Despite its long literary record, this punctuation mark is now eyed like it’s a backdoor to Skynet. Let’s talk about what it actually is and why blaming it for AI’s rise is like blaming semicolons for liberalism.
The em dash got its name because it’s roughly the width of the letter “M” in traditional typesetting. It was a printer’s flourish — a visual pause more elegant than a comma and less rigid than a colon. Its versatility is precisely why it’s beloved by stylists and authors alike. Before it was accused of being AI-coded, it was just good writing.
In this age of algorithmic paranoia, even seasoned writers and editors have grown suspicious of style itself. The em dash, once a harmless tool of tone and timing, is now treated like a defendant in a British courtroom: presumed guilty until proven innocent.
But if every crisp sentence and stylistic flourish is now suspect, we may as well go back to grunting in caves. Or worse: reading Reddit threads.
Let’s be honest. The fear isn’t really about the elongated dash. It’s about the loss of trust. We don’t know who’s real anymore. Influencers are filtered. News is manipulated. And now our favorite pundit’s latest hot take might have been drafted by a bot. It’s unsettling.
Richard Frey’s recent essay, “AI and the Em Dash Shibboleth,” dismantles the logic of using punctuation as a cultural litmus test. His conclusion?
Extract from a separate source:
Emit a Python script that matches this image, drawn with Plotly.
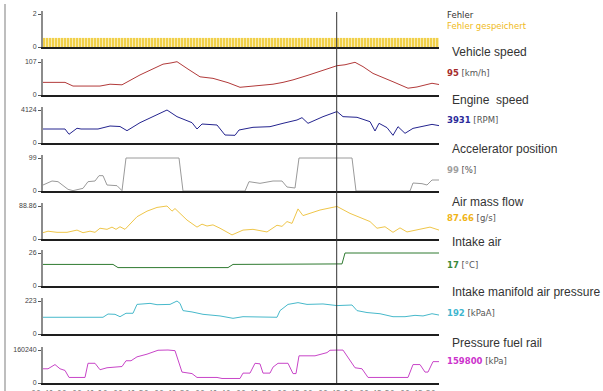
import plotly.graph_objects as go

# ---------------- data (time in s, values) ----------------
fehler_t = [1.5 + 3 * i for i in range(132)]
fehler_v = [0.55] * 132

speed_t = [0, 22, 30, 57, 67, 79, 97, 110, 120, 128, 134, 145, 157, 170, 185, 197, 215, 230, 240, 250, 265, 280, 294, 302, 312, 320, 330, 350, 365, 374, 389, 396]
speed_v = [41, 41, 29, 29, 35, 33, 65, 84, 100, 104, 108, 84, 59, 54, 40, 25, 30, 35, 41, 49, 64, 81, 95, 98, 106, 92, 70, 43, 22, 26, 38, 34]

rpm_t = [0, 22, 26, 34, 38, 55, 67, 77, 84, 97, 110, 124, 134, 149, 154, 159, 174, 182, 192, 196, 210, 227, 240, 254, 259, 265, 280, 294, 300, 314, 327, 332, 336, 344, 350, 355, 362, 370, 389, 396]
rpm_v = [1750, 1750, 1090, 1840, 1750, 1750, 2125, 2060, 1540, 2540, 3300, 4124, 3290, 2540, 1750, 2375, 2250, 1000, 960, 1625, 1960, 2040, 2460, 2875, 3165, 2460, 3290, 3931, 3290, 3210, 2665, 1500, 2460, 1920, 960, 2040, 1210, 1830, 2330, 2170]

accel_t = [0, 9, 15, 25, 30, 40, 45, 52, 56, 60, 64, 74, 79, 83, 136, 140, 202, 206, 217, 230, 239, 244, 252, 256, 309, 313, 367, 370, 379, 384, 389, 396]
accel_v = [18, 30, 28, 5, 1, 8, 28, 30, 46, 46, 18, 16, 1, 99, 99, 0, 0, 28, 23, 30, 30, 12, 9, 99, 99, 0, 0, 24, 22, 18, 33, 33]

maf_t = [0, 5, 14, 24, 34, 40, 47, 52, 57, 64, 69, 73, 77, 82, 94, 104, 114, 124, 129, 132, 144, 154, 159, 164, 170, 177, 189, 200, 210, 224, 234, 239, 244, 249, 255, 260, 277, 294, 307, 327, 334, 342, 350, 357, 364, 374, 387, 396]
maf_v = [17, 21, 18, 18, 24, 17, 21, 18, 29, 26, 32, 26, 33, 26, 60, 75, 85, 88.86, 75, 82, 51, 32, 40, 35, 38, 29, 11, 24, 26, 19, 37, 34, 47, 42, 81, 63, 78, 87.66, 69, 47, 29, 33, 18, 30, 19, 24, 32, 24]

iat_t = [0, 70, 75, 185, 190, 295, 299, 302, 396]
iat_v = [17, 17, 14.5, 14.5, 17, 17, 17.4, 26, 26]

map_t = [0, 60, 65, 72, 77, 83, 90, 94, 107, 114, 127, 134, 137, 140, 149, 160, 177, 190, 200, 217, 234, 237, 245, 255, 264, 280, 294, 309, 314, 324, 337, 350, 362, 372, 380, 389, 396]
map_v = [113, 113, 135, 133, 117, 140, 140, 200, 207, 198, 200, 223, 207, 158, 149, 133, 122, 106, 117, 117, 113, 158, 200, 212, 200, 203, 192, 196, 158, 145, 137, 117, 117, 126, 122, 137, 128]

rail_t = [0, 5, 12, 17, 22, 26, 42, 45, 52, 57, 64, 79, 83, 88, 94, 104, 115, 125, 132, 139, 149, 154, 174, 179, 197, 200, 207, 212, 217, 220, 227, 230, 235, 245, 250, 253, 256, 272, 284, 287, 294, 300, 312, 319, 325, 365, 370, 377, 382, 385, 390, 396]
rail_v = [69000, 69000, 89500, 69000, 61000, 27000, 27000, 95700, 95700, 64500, 74000, 80000, 108000, 108000, 127000, 140000, 159000, 160240, 157000, 53000, 45700, 27000, 27000, 22000, 22000, 48000, 48000, 95700, 93000, 48000, 48000, 77000, 95700, 95700, 45700, 45700, 132000, 132000, 147500, 159000, 159800, 159800, 74000, 69000, 27000, 27000, 89500, 89500, 53000, 53000, 103700, 103700]

y_max = [2, 107, 4124, 99, 88.86, 26, 223, 160240]
y_max_text = ["2", "107", "4124", "99", "88.86", "26", "223", "160240"]

names = ["Vehicle speed", "Engine  speed", "Accelerator position", "Air mass flow",
         "Intake air", "Intake manifold air pressure", "Pressure fuel rail"]
cur_vals = ["95", "3931", "99", "87.66", "17", "192", "159800"]
units = ["[km/h]", "[RPM]", "[%]", "[g/s]", "[°C]", "[kPaA]", "[kPa]"]

x_tick_vals = [6, 47, 88, 129, 170, 211, 252, 293, 334, 375]
x_tick_text = ["09:41:00", "09:41:10", "09:41:20", "09:41:30", "09:41:40",
               "09:41:50", "09:42:00", "09:42:10", "09:42:20", "09:42:30"]
cursor_t = 293.7

# ---------------- styling ----------------
line_colors = ["#b23a3a", "#24248f", "#9a9a9a", "#efc64a", "#2f7a30", "#47b9cb", "#c845c8"]
value_colors = ["#a52a2a", "#2a2a9a", "#a0a0a0", "#f0b418", "#3a8a3a", "#3fb6cf", "#cc33cc"]

W, H = 603, 391
L, R = 43, 439
baselines = [47, 95, 143, 191, 239, 286, 334, 383]
top_pad = 36

def py(px):
    return 1 - px / H

def pxx(px):
    return (px - L) / (R - L)

fig = go.Figure()

fig.add_trace(go.Bar(x=fehler_t, y=fehler_v, marker=dict(color="#f1d04a", line=dict(width=0)),
                     xaxis="x", yaxis="y", showlegend=False, hoverinfo="skip"))

series = [(speed_t, speed_v), (rpm_t, rpm_v), (accel_t, accel_v), (maf_t, maf_v),
          (iat_t, iat_v), (map_t, map_v), (rail_t, rail_v)]
for i, (t, v) in enumerate(series):
    k = i + 2
    fig.add_trace(go.Scatter(x=t, y=v, mode="lines", line=dict(color=line_colors[i], width=1),
                             xaxis=f"x{k}", yaxis=f"y{k}", showlegend=False))

layout = dict(
    width=W, height=H,
    margin=dict(l=L, r=W - R, t=0, b=0, pad=0, autoexpand=False),
    paper_bgcolor="white", plot_bgcolor="white",
    bargap=0.38,
    font=dict(family="Liberation Sans, Arial", size=8, color="#333"),
)
for k in range(1, 9):
    b = baselines[k - 1]
    suffix = "" if k == 1 else str(k)
    last = (k == 8)
    layout[f"xaxis{suffix}"] = dict(
        domain=[0, 1], anchor=f"y{suffix}", range=[0, 396], automargin=False,
        showline=True, linecolor="#1e1e1e", linewidth=1.5,
        showgrid=False, zeroline=False,
        tickvals=x_tick_vals if last else [], ticktext=x_tick_text if last else [],
        showticklabels=last, ticks="outside" if last else "", ticklen=3,
        tickcolor="rgba(0,0,0,0)",
        tickfont=dict(size=8, color="#8a8a8a", family="DejaVu Sans"),
        **({} if k == 1 else {"matches": "x"}),
    )
    m = y_max[k - 1]
    layout[f"yaxis{suffix}"] = dict(
        domain=[py(b), py(b - top_pad)], anchor=f"x{suffix}", automargin=False,
        range=[0, m * top_pad / 33.0],
        showline=True, linecolor="#8c8c8c", linewidth=2,
        ticks="outside", ticklen=3, tickcolor="#555", tickwidth=1,
        tickvals=[0, m], ticktext=["0", y_max_text[k - 1]],
        tickfont=dict(size=7, color="#444", family="Liberation Sans, Arial"),
        showgrid=False, zeroline=False,
    )
fig.update_layout(**layout)

# cursor line and left border
fig.add_shape(type="line", xref="x", yref="paper", x0=cursor_t, x1=cursor_t,
              y0=py(383), y1=py(12), line=dict(color="#333", width=1))
fig.add_shape(type="line", xref="paper", yref="paper", x0=pxx(5), x1=pxx(5),
              y0=0, y1=py(4), line=dict(color="#a8a8a8", width=1.5))

# right-hand labels
fig.add_annotation(x=pxx(445), y=py(15), xref="paper", yref="paper", xanchor="left", yanchor="middle",
                   text="Fehler", showarrow=False, font=dict(family="DejaVu Sans", size=8.5, color="#333"))
fig.add_annotation(x=pxx(445), y=py(26), xref="paper", yref="paper", xanchor="left", yanchor="middle",
                   text="Fehler gespeichert", showarrow=False,
                   font=dict(family="DejaVu Sans", size=8.5, color="#efba1a"))

title_y = [52, 100, 149, 202, 242, 292, 343]
value_y = [73, 120, 170, 218, 265, 313, 361]
for i in range(7):
    fig.add_annotation(x=pxx(450), y=py(title_y[i]), xref="paper", yref="paper",
                       xanchor="left", yanchor="middle", showarrow=False, text=names[i],
                       font=dict(family="Liberation Sans, Arial", size=12, color="#333"))
    fig.add_annotation(x=pxx(445), y=py(value_y[i]), xref="paper", yref="paper",
                       xanchor="left", yanchor="middle", showarrow=False,
                       text=f"<b><span style='color:{value_colors[i]}'>{cur_vals[i]}</span></b> {units[i]}",
                       font=dict(family="DejaVu Sans", size=8.5, color="#555"))

fig.write_html("out.html", config={"displayModeBar": False},
               post_script="document.body.style.margin='0';")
Treating a single stylistic choice as evidence of machine authorship is not only flawed — it’s lazy.
If anything, the em dash should be celebrated, not exiled to the AI gulag.
And here’s the kicker: AI writes how we taught it to write. If ChatGPT loves an em dash, it’s because it has read thousands of articles written by humans who did too. We didn’t inherit this from the robots; they inherited it from us. Holding it hostage over AI paranoia is like banning forks because they were machine-cut.
Writers across the spectrum are pushing back. In McSweeney’s, Greg Mania comically lets the em dash defend itself as “the OG vibe shift,” noting Mary Shelley and Emily Dickinson used it long before Gemini. John Paul Canonigo traces the em dash’s rise in digital media and argues that what we’re seeing isn’t AI, but centuries of human influence baked into the tools we use today.
The real danger isn’t that AI can imitate our punctuation. It’s that we let fear dilute our voice. Writers, especially those aiming to make a cultural splash, need every tool in the rhetorical shed. That includes commas, semicolons, sarcasm, metaphors, and, yes, the em dash. Every good story needs rhythm. Every voice needs range. And every sentence deserves the freedom to dash.
To the grammar-watchers, AI-phobic, and eagle-eyed editors of the world: Don’t be swayed by the social media narrative. Use it if it fits. Skip it if it doesn’t. But don’t surrender good writing to bad assumptions.
Because if we cave to this kind of style-shaming, we’re not just losing a punctuation mark — we’re handing the keys of language to the loudest and least literary-savvy among us. The same people who rewrite Wikipedia at 2 a.m. and call it a “butterfly effect” when they get caught.
Will you stand on this hill with me — or surrender ground to the social media mob, one punctuation mark at a time?